The sound of wings, a book shelf on which dust moves as if just because. A narrow window with frosted glass, cherry-colored because one does not care to equate light with blood. Late at night the door creaks, and fireflies step through timbered webs of dewy grass on which the dogs hunker, breathing heavily, waiting for rain.

When rain is coming, the wind blows and the maple leaves turn frog-side, and so you have to go home. We fished on the old beaver dam off Scott Road, using for bait the bread that our mothers had used to make ham and mustard sandwiches. Ask why one memory endures over another and then listen.

Or what is the illusion for? S. says that we make our own dreams and populate them according to a hidden yearning for narrative that wouldn’t be exposed even if we wanted. We laughed a lot, everything was funny, I remember that.

What longing? What really happened? Did one of us actually say at such an early age, God is blind and the falling rain is proof?

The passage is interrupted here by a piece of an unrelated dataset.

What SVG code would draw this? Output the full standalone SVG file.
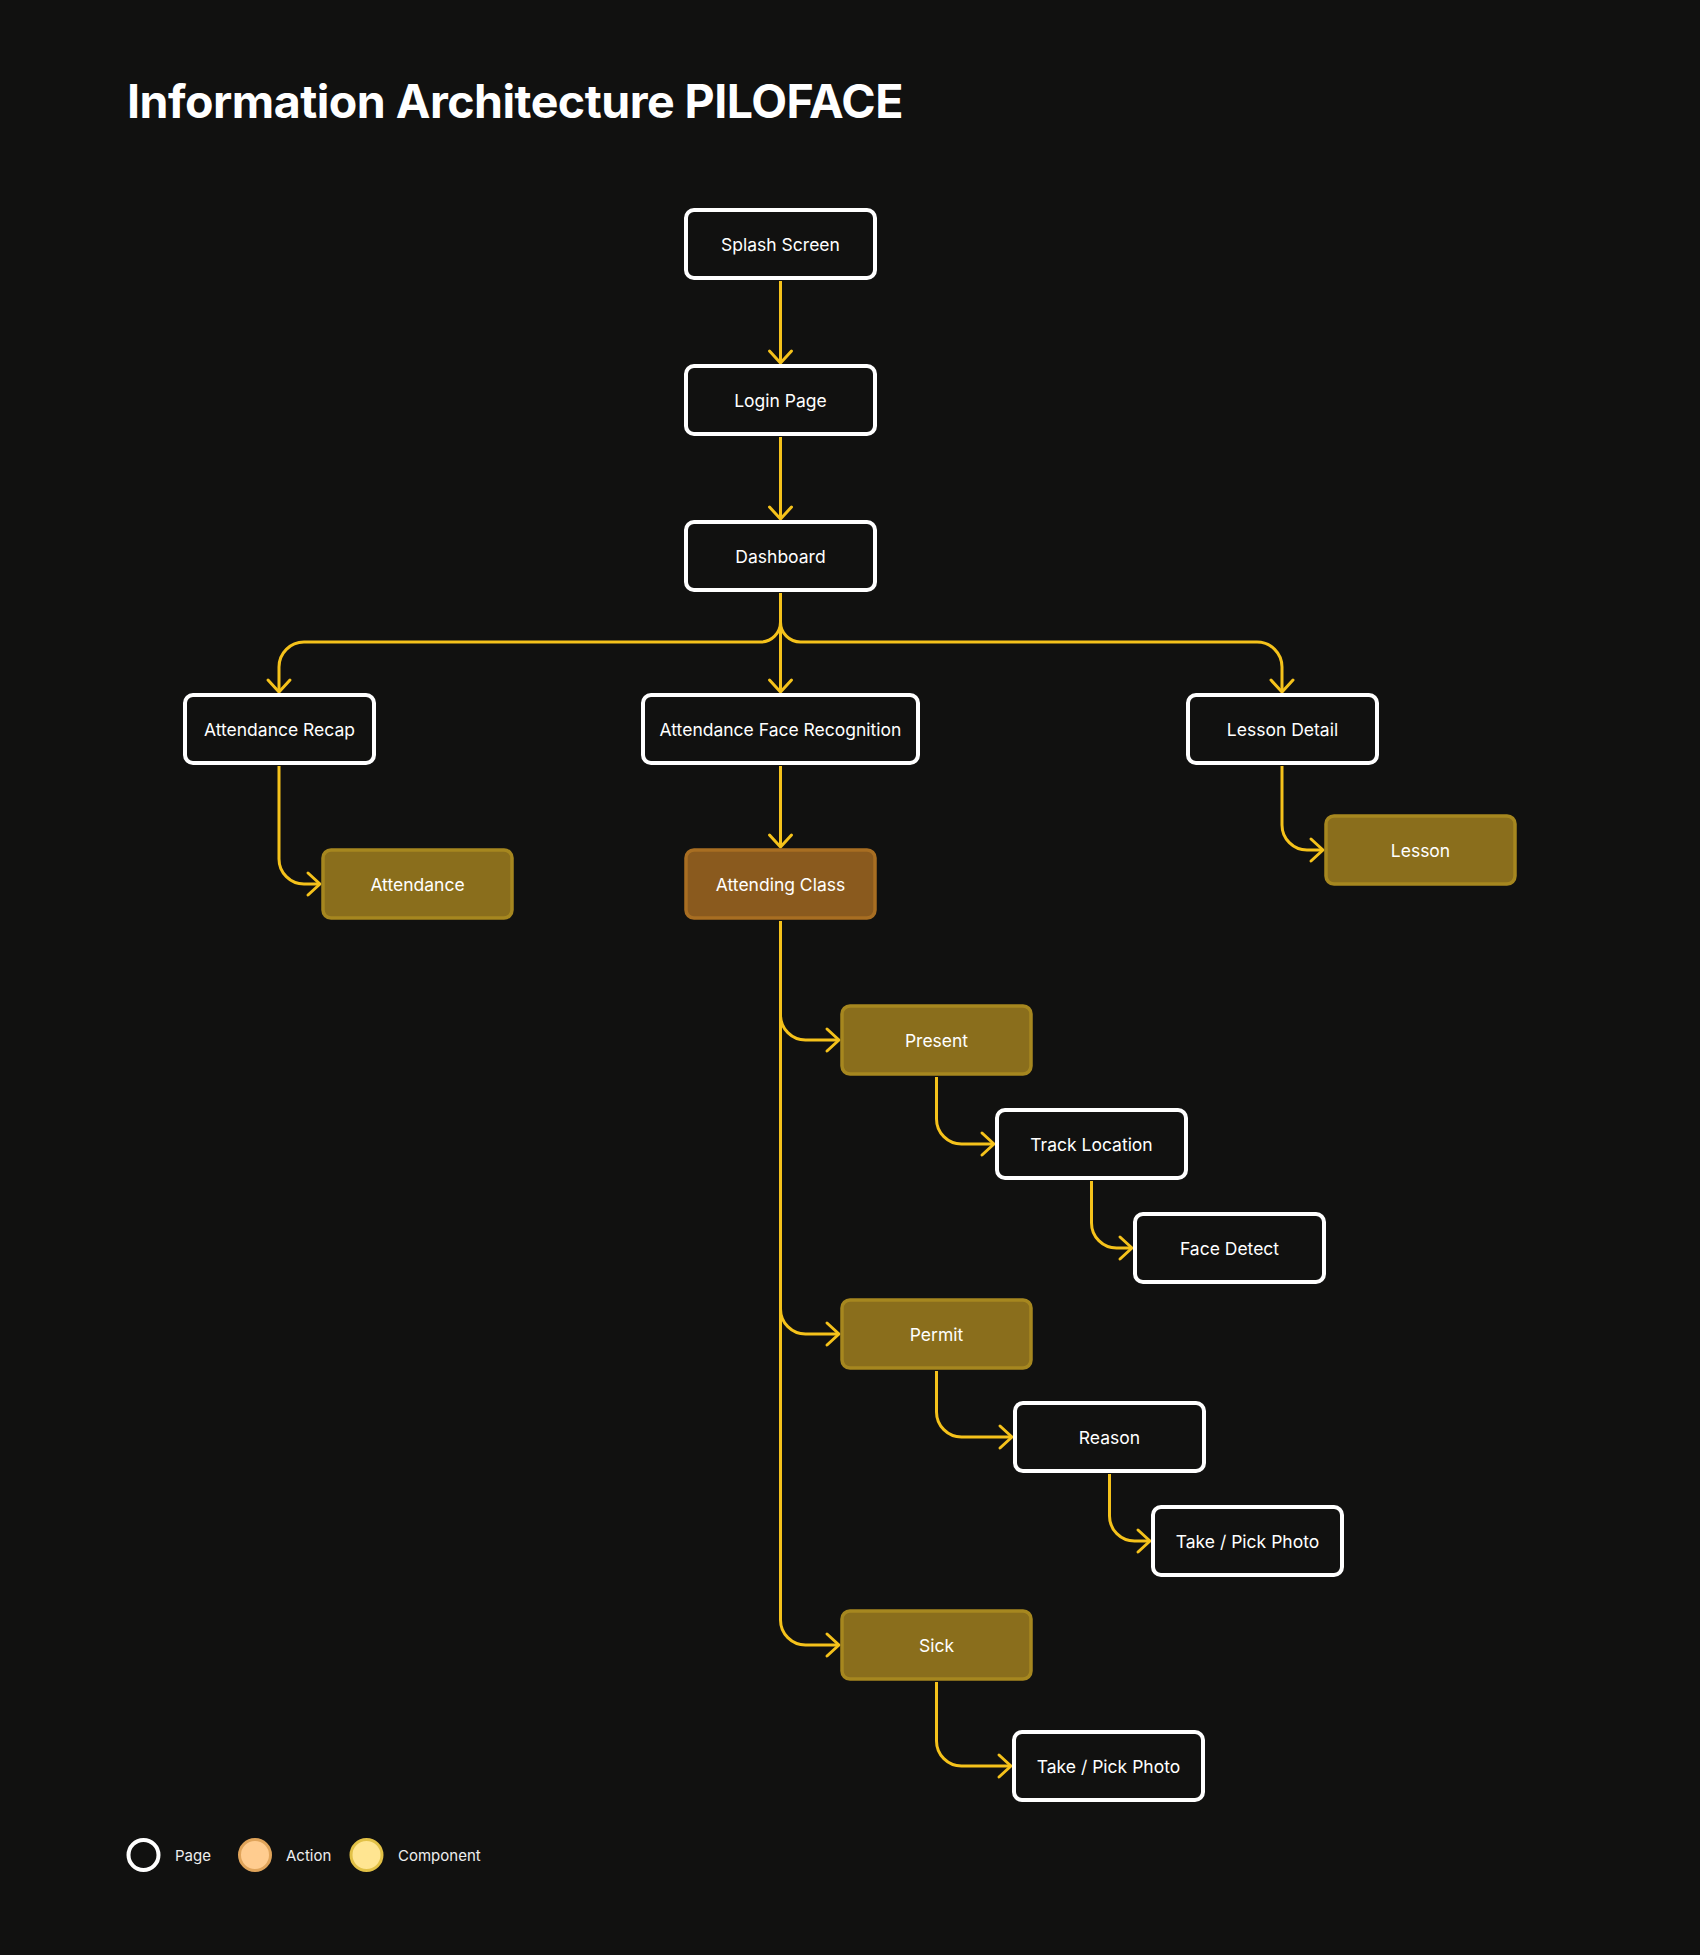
<svg xmlns="http://www.w3.org/2000/svg" width="1700" height="1955" viewBox="0 0 1700 1955">
<style>
.bg{fill:#111110}
.title{font-family:Inter,"Liberation Sans",sans-serif;font-weight:700;font-size:46px;fill:#ffffff;letter-spacing:-0.5px}
.page{fill:#111110;stroke:#ffffff;stroke-width:4}
.comp{fill:#8a6e1c;stroke:#a6871f;stroke-width:3.5}
.act{fill:#8a5a1e;stroke:#a86e22;stroke-width:3.5}
.lbl{font-family:Inter,"Liberation Sans",sans-serif;font-weight:400;font-size:17.5px;fill:#ffffff;text-anchor:middle}
.edge{fill:none;stroke:#f5c21b;stroke-width:3;marker-end:url(#arr)}
.leg{font-family:Inter,"Liberation Sans",sans-serif;font-weight:400;font-size:15px;fill:#eeeeee}
</style>
<defs>
<marker id="arr" markerUnits="userSpaceOnUse" markerWidth="30" markerHeight="30" viewBox="-15 -15 30 30" refX="0" refY="0" orient="auto" overflow="visible">
<path d="M-12,-11 L0,0 L-12,11" fill="none" stroke="#f5c21b" stroke-width="3" stroke-linecap="round" stroke-linejoin="round"/>
</marker>
</defs>
<rect class="bg" x="0" y="0" width="1700" height="1955"/>
<text class="title" x="127" y="118" textLength="776" lengthAdjust="spacingAndGlyphs">Information Architecture PILOFACE</text>

<g id="connectors">
<path class="edge" d="M780.5,281 V363"/>
<path class="edge" d="M780.5,437 V519"/>
<path class="edge" d="M780.5,593 V692"/>
<path class="edge" d="M780.5,622 A20,20 0 0 1 760.5,642 H304 A25,25 0 0 0 279,667 V692"/>
<path class="edge" d="M780.5,622 A20,20 0 0 0 800.5,642 H1257 A25,25 0 0 1 1282,667 V692"/>
<path class="edge" d="M279,766 V859 A25,25 0 0 0 304,884 H320"/>
<path class="edge" d="M1282,766 V825 A25,25 0 0 0 1307,850 H1323"/>
<path class="edge" d="M780.5,766 V847"/>
<path class="edge" d="M780.5,921 V1620 A25,25 0 0 0 805.5,1645 H839"/>
<path class="edge" d="M780.5,1015 A25,25 0 0 0 805.5,1040 H839"/>
<path class="edge" d="M780.5,1309 A25,25 0 0 0 805.5,1334 H839"/>
<path class="edge" d="M936.5,1077 V1119 A25,25 0 0 0 961.5,1144 H994"/>
<path class="edge" d="M1091.5,1181 V1223 A25,25 0 0 0 1116.5,1248 H1132"/>
<path class="edge" d="M936.5,1371 V1412 A25,25 0 0 0 961.5,1437 H1012"/>
<path class="edge" d="M1109.5,1474 V1516 A25,25 0 0 0 1134.5,1541 H1150"/>
<path class="edge" d="M936.5,1682 V1741 A25,25 0 0 0 961.5,1766 H1011"/>
</g>

<g id="splash"><rect class="page" x="686" y="210" width="189" height="68" rx="8"/><text class="lbl" x="780.5" y="250.5">Splash Screen</text></g>
<g id="login"><rect class="page" x="686" y="366" width="189" height="68" rx="8"/><text class="lbl" x="780.5" y="406.5">Login Page</text></g>
<g id="dashboard"><rect class="page" x="686" y="522" width="189" height="68" rx="8"/><text class="lbl" x="780.5" y="562.5">Dashboard</text></g>
<g id="attendance-recap"><rect class="page" x="185" y="695" width="189" height="68" rx="8"/><text class="lbl" x="279.5" y="735.5">Attendance Recap</text></g>
<g id="attendance-face"><rect class="page" x="643" y="695" width="275" height="68" rx="8"/><text class="lbl" x="780.5" y="735.5">Attendance Face Recognition</text></g>
<g id="lesson-detail"><rect class="page" x="1188" y="695" width="189" height="68" rx="8"/><text class="lbl" x="1282.5" y="735.5">Lesson Detail</text></g>
<g id="attendance"><rect class="comp" x="323" y="850" width="189" height="68" rx="8"/><text class="lbl" x="417.5" y="890.5">Attendance</text></g>
<g id="attending-class"><rect class="act" x="686" y="850" width="189" height="68" rx="8"/><text class="lbl" x="780.5" y="890.5">Attending Class</text></g>
<g id="lesson"><rect class="comp" x="1326" y="816" width="189" height="68" rx="8"/><text class="lbl" x="1420.5" y="856.5">Lesson</text></g>
<g id="present"><rect class="comp" x="842" y="1006" width="189" height="68" rx="8"/><text class="lbl" x="936.5" y="1046.5">Present</text></g>
<g id="track-location"><rect class="page" x="997" y="1110" width="189" height="68" rx="8"/><text class="lbl" x="1091.5" y="1150.5">Track Location</text></g>
<g id="face-detect"><rect class="page" x="1135" y="1214" width="189" height="68" rx="8"/><text class="lbl" x="1229.5" y="1254.5">Face Detect</text></g>
<g id="permit"><rect class="comp" x="842" y="1300" width="189" height="68" rx="8"/><text class="lbl" x="936.5" y="1340.5">Permit</text></g>
<g id="reason"><rect class="page" x="1015" y="1403" width="189" height="68" rx="8"/><text class="lbl" x="1109.5" y="1443.5">Reason</text></g>
<g id="photo-permit"><rect class="page" x="1153" y="1507" width="189" height="68" rx="8"/><text class="lbl" x="1247.5" y="1547.5">Take / Pick Photo</text></g>
<g id="sick"><rect class="comp" x="842" y="1611" width="189" height="68" rx="8"/><text class="lbl" x="936.5" y="1651.5">Sick</text></g>
<g id="photo-sick"><rect class="page" x="1014" y="1732" width="189" height="68" rx="8"/><text class="lbl" x="1108.5" y="1772.5">Take / Pick Photo</text></g>

<g id="legend">
<circle cx="143.5" cy="1855" r="15" fill="none" stroke="#ffffff" stroke-width="4"/>
<text class="leg" x="175" y="1861">Page</text>
<circle cx="255" cy="1855" r="15.5" fill="#ffcc8f" stroke="#e0a45a" stroke-width="3"/>
<text class="leg" x="286" y="1861">Action</text>
<circle cx="366.5" cy="1855" r="15.5" fill="#ffe591" stroke="#e2c146" stroke-width="3"/>
<text class="leg" x="398" y="1861">Component</text>
</g>
</svg>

Though it never happened I remember with utter and crystalline clarity lounging on marble stairs out of the sun, the taste of morning olives and tea still in my throat, as a man passed on the street below, one that I was sure I had been executed a week or so earlier. No love without vindication, no vindication without love? Rather, all arguments fail, as all communities are to be gotten beyond, if any mystery is to at last be resolved.

So ask if you feel silly or ashamed at trying to recapture the joy you felt as a child watching dust motes swirl through pillared light in the library. A photograph or a memory or neither and if so then what? I wrote he wrote now.

And held a hand up as if to see it, as if in search of some divine confirmation. Or was it conformation I meant to say?